- _EXERCISE REQUIREMENTS_:
Search the material for the word "chart" and copy each line that holds it.

- _SOURCE DATA_:
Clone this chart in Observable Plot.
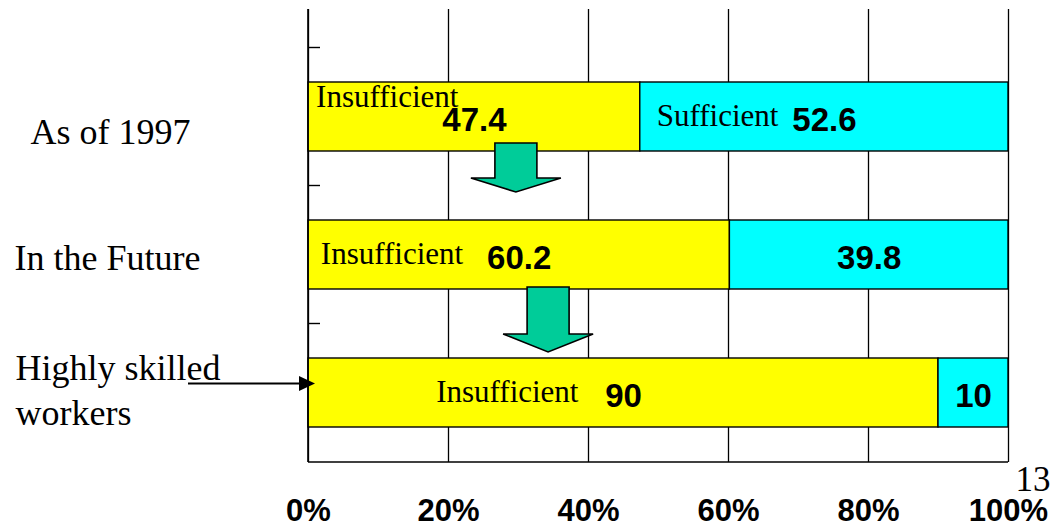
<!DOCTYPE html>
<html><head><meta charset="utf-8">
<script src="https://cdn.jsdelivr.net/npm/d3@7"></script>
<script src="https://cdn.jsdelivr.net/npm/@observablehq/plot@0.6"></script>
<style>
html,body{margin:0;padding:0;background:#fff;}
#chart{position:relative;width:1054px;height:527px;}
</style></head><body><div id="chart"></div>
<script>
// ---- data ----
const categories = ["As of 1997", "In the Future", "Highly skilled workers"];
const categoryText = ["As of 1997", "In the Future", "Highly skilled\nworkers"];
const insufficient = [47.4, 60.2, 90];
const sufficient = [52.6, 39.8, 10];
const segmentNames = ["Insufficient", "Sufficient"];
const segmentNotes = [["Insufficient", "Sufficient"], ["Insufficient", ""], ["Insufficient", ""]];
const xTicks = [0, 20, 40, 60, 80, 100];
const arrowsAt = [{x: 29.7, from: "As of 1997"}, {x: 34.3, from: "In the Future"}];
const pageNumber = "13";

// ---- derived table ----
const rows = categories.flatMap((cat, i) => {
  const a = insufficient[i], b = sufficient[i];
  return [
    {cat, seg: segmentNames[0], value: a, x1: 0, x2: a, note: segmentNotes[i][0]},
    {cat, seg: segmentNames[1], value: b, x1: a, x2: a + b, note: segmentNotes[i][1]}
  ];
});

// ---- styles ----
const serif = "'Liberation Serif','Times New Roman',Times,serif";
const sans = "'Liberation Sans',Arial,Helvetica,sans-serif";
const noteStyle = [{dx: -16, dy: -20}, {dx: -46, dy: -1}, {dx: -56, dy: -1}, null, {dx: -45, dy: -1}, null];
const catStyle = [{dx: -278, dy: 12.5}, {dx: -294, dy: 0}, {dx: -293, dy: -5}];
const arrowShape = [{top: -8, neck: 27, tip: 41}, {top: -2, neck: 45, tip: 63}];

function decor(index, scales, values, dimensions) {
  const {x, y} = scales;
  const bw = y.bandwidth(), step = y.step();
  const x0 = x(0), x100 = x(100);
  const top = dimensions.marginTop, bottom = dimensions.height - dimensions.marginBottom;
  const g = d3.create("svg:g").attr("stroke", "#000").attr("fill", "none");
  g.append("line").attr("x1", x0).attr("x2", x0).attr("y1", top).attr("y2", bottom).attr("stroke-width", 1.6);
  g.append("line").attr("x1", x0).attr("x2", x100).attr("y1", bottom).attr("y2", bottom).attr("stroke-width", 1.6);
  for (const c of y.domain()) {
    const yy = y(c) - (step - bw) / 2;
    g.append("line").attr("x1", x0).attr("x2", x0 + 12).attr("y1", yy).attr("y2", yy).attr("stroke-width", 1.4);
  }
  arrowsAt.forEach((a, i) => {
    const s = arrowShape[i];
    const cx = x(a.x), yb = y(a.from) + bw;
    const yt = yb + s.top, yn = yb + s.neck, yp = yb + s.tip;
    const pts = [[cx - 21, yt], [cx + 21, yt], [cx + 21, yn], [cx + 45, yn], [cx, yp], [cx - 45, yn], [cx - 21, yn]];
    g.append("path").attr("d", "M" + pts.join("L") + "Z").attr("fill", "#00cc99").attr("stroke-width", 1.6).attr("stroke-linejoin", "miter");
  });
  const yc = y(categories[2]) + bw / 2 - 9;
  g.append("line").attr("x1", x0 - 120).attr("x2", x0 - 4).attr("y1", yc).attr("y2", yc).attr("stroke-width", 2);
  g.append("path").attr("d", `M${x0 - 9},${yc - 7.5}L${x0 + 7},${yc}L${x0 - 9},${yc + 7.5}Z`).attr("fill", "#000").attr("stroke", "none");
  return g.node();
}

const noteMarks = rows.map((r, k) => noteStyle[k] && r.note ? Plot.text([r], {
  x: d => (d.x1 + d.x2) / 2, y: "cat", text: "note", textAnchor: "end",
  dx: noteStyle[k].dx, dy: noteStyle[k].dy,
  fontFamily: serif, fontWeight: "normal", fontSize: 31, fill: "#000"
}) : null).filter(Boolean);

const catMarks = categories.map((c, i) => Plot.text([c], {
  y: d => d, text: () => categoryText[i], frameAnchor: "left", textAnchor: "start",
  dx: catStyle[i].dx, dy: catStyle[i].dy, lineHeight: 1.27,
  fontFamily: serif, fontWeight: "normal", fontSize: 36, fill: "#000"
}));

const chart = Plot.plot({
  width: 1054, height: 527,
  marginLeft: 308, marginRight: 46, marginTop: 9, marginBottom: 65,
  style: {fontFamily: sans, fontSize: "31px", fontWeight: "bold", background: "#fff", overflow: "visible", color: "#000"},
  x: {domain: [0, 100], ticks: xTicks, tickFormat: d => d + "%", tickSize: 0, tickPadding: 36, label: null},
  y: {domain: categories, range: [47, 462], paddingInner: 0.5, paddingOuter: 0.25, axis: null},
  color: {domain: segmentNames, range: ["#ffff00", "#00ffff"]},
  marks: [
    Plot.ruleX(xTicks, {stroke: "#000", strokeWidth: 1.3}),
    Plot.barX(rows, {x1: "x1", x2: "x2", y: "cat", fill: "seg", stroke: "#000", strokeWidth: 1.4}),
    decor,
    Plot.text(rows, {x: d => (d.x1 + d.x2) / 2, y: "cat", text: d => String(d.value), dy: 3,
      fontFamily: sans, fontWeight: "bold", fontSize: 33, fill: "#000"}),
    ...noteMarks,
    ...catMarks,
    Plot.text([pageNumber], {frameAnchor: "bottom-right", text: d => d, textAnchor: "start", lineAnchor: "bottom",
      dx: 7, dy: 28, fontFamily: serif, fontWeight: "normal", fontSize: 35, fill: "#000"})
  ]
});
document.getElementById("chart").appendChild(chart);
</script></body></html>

- _OUTPUT OF THE EXERCISE_:
Clone this chart in Observable Plot.
#chart{position:relative;width:1054px;height:527px;}
</style></head><body><div id="chart"></div>
const chart = Plot.plot({
document.getElementById("chart").appendChild(chart);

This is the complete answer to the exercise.